I wanted to change a column name of a Databricks Delta table.
So I did the following:
// Read old table data
val old_data_DF = spark.read.format("delta")
.load("dbfs:/mnt/main/sales")
// Created a new DF with a renamed column
val new_data_DF = old_data_DF
.withColumnRenamed("column_a", "metric1")
.select("*")
// Dropped and recereated the Delta files location
dbutils.fs.rm("dbfs:/mnt/main/sales", true)
dbutils.fs.mkdirs("dbfs:/mnt/main/sales")
// Trying to write the new DF to the location
new_data_DF.write
.format("delta")
.partitionBy("sale_date_partition")
.save("dbfs:/mnt/main/sales")
Here I'm getting an Error at the last step when writing to Delta:
java.io.FileNotFoundException: dbfs:/mnt/main/sales/sale_date_partition=2019-04-29/part-00000-769.c000.snappy.parquet
A file referenced in the transaction log cannot be found.

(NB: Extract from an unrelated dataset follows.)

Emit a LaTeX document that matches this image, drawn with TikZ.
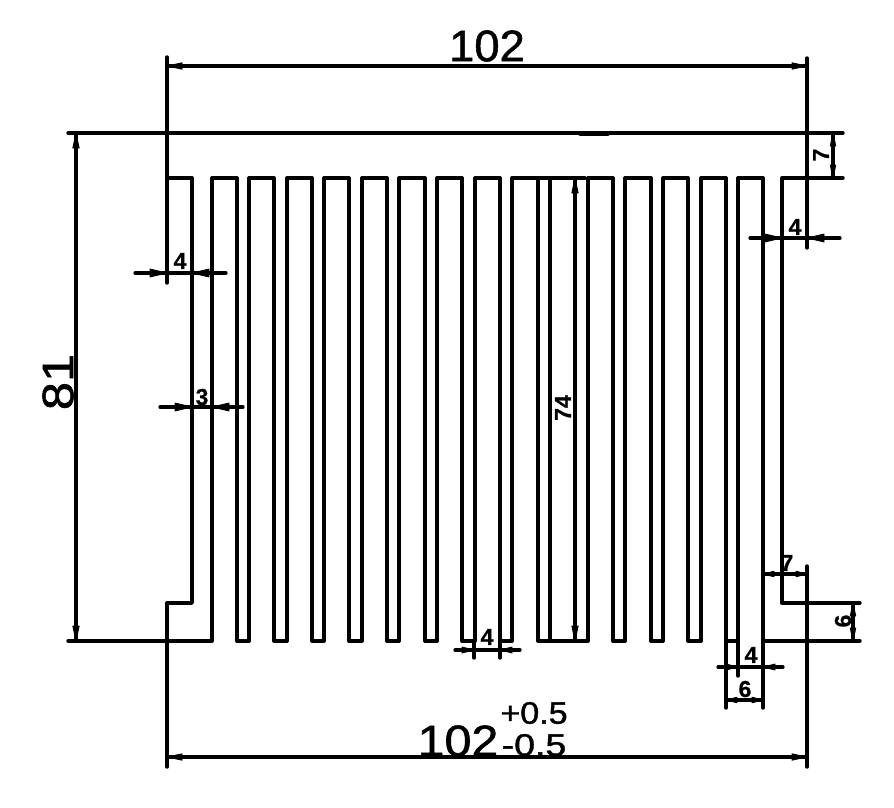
\documentclass[tikz,border=0pt]{standalone}
\usepackage{fontspec}
\setmainfont{Liberation Sans}
\newfontfamily\heavyfont[FakeBold=1.2]{Liberation Sans}
\newfontfamily\smallfont[BoldFont={Liberation Sans Bold},FakeBold=0.8]{Liberation Sans Bold}
\tikzset{
  part/.style={line width=3.4pt,line join=round,line cap=round,black},
  dimline/.style={line width=3.2pt,line cap=round,black},
  smalltxt/.style={font=\fontsize{23}{23}\selectfont\smallfont,inner sep=0pt},
  bigtxt/.style={font=\fontsize{44}{44}\selectfont\heavyfont,inner sep=0pt},
  midtxt/.style={font=\fontsize{31}{31}\selectfont\heavyfont,inner sep=0pt,xscale=1.1},
  tipshape/.style={fill=black,draw=black,line width=0.8pt,line join=round},
}
% tip at (#1,#2), direction vector (#3,#4), length #5, half width #6
\newcommand{\mytip}[6]{%
  \fill[tipshape] (#1,#2) -- ({#1-(#3)*(#5)-(#4)*(#6)},{#2-(#4)*(#5)+(#3)*(#6)})
    -- ({#1-(#3)*(#5)+(#4)*(#6)},{#2-(#4)*(#5)-(#3)*(#6)}) -- cycle;}
\begin{document}
\begin{tikzpicture}[x=1pt,y=-1pt]
\useasboundingbox (0,0) rectangle (894,808);
% top caps of the fins
\foreach \a/\b in {167/192,212/237,249/274,287/312,324/349,362/387,399/425,437/462,475/500,512/538,550/575,588/613,625/651,663/688,701/726,738/763,782/807}
  \draw[part] (\a,178) -- (\b,178);
% bottoms of the slots
\foreach \a/\b in {237/249,274/287,312/324,349/362,387/399,425/437,462/475,500/512,538/588,613/625,651/663,688/701,726/738}
  \draw[part] (\a,641) -- (\b,641);
% fin walls
\foreach \a in {212,237,249,274,287,312,324,349,362,387,399,425,437,462,475,500,512,538,550,588,613,625,651,663,688,701,726,738,763}
  \draw[part] (\a,178) -- (\a,641);
% stepped side walls
\draw[part] (192,178) -- (192,603) -- (167,603) -- (167,641) -- (212,641);
\draw[part] (782,178) -- (782,603) -- (807,603) -- (807,641) -- (763,641);
% datum and extension lines
\draw[part] (68,133) -- (843,133);
\draw[part] (580,134) -- (608,134);
\draw[part] (68,641) -- (167,641);
\draw[part] (807,178) -- (843,178);
\draw[part] (528,178) -- (585,178);
\draw[part] (807,603) -- (860,603);
\draw[part] (807,641) -- (860,641);
\draw[part] (167,57) -- (167,283);
\draw[part] (167,603) -- (167,767);
\draw[part] (807,58) -- (807,248);
\draw[part] (807,566) -- (807,767);
\draw[part] (474,641) -- (474,658);
\draw[part] (500,641) -- (500,658);
\draw[part] (726,641) -- (726,708);
\draw[part] (738,641) -- (738,676);
\draw[part] (763,641) -- (763,708);
% dimension lines
\draw[dimline] (167,66) -- (807,66);
\draw[dimline] (167,757) -- (807,757);
\draw[dimline] (76,133) -- (76,641);
\draw[dimline] (575,178) -- (575,641);
\draw[dimline] (833,133) -- (833,178);
\draw[dimline] (853,603) -- (853,641);
\draw[dimline] (763,574) -- (807,574);
\draw[dimline] (726,700) -- (763,700);
\draw[dimline] (135,273) -- (226,273);
\draw[dimline] (160,407) -- (243,407);
\draw[dimline] (750,238) -- (840,238);
\draw[dimline] (455,650) -- (520,650);
\draw[dimline] (718,667) -- (783,667);
% arrowheads
\mytip{167}{66}{-1}{0}{15}{3.2}\mytip{807}{66}{1}{0}{15}{3.2}
\mytip{167}{757}{-1}{0}{15}{3.2}\mytip{807}{757}{1}{0}{15}{3.2}
\mytip{76}{133}{0}{-1}{15}{3.2}\mytip{76}{641}{0}{1}{15}{3.2}
\mytip{575}{178}{0}{-1}{15}{3.2}\mytip{575}{641}{0}{1}{15}{3.2}
\mytip{833}{133}{0}{-1}{13}{2.8}\mytip{833}{178}{0}{1}{13}{2.8}
\mytip{853}{603}{0}{-1}{13}{2.8}\mytip{853}{641}{0}{1}{13}{2.8}
\mytip{763}{574}{-1}{0}{11}{2.8}\mytip{807}{574}{1}{0}{11}{2.8}
\mytip{726}{700}{-1}{0}{11}{2.8}\mytip{763}{700}{1}{0}{11}{2.8}
\mytip{167}{273}{1}{0}{17}{4}\mytip{192}{273}{-1}{0}{17}{4}
\mytip{192}{407}{1}{0}{17}{4}\mytip{212}{407}{-1}{0}{17}{4}
\mytip{782}{238}{1}{0}{17}{4}\mytip{807}{238}{-1}{0}{17}{4}
\mytip{474}{650}{1}{0}{12}{3}\mytip{500}{650}{-1}{0}{12}{3}
\mytip{738}{667}{1}{0}{12}{3}\mytip{763}{667}{-1}{0}{12}{3}
% labels
\node[bigtxt,xscale=1.03] (top) at (487,46) {102};
\node[bigtxt,rotate=90,xscale=1.15] (left) at (58,382) {81};
\node[bigtxt,xscale=1.1] (bot) at (458,741) {102};
\node[midtxt] (plus) at (534,713) {+0.5};
\node[midtxt,xscale=1.1] (minus) at (534,745) {-0.5};
\node[smalltxt] (a) at (180,261) {4};
\node[smalltxt] (b) at (202,397) {3};
\node[smalltxt] (c) at (795,227) {4};
\node[smalltxt,rotate=90] (d) at (821,155) {7};
\node[smalltxt,rotate=90] (e) at (563,408) {74};
\node[smalltxt] (f) at (487,637) {4};
\node[smalltxt] (g) at (751,655) {4};
\node[smalltxt] (h) at (745,689) {6};
\node[smalltxt] (i) at (787,563) {7};
\node[smalltxt,rotate=90] (j) at (843,621) {6};
\end{tikzpicture}
\end{document}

This occurs when data has been manually deleted from the file system rather than using the table `DELETE` statement
Obviously the data was deleted and most likely I've missed something in the above logic. Now the only place that contains the data is the new_data_DF
.
Writing to a location like dbfs:/mnt/main/sales_tmp
also fails
What should I do to write data from new_data_DF
to a Delta location?
In general, it is a good idea to avoid using rm
on Delta tables. Delta's transaction log can prevent eventual consistency issues in most cases, however, when you delete and recreate a table in a very short time, different versions of the transaction log can flicker in and out of existence.
Instead, I'd recommend using the transactional primitives provided by Delta. For example, to overwrite the data in a table you can:
df.write.format("delta").mode("overwrite").save("/delta/events")
If you have a table that has already been corrupted, you can fix it using FSCK.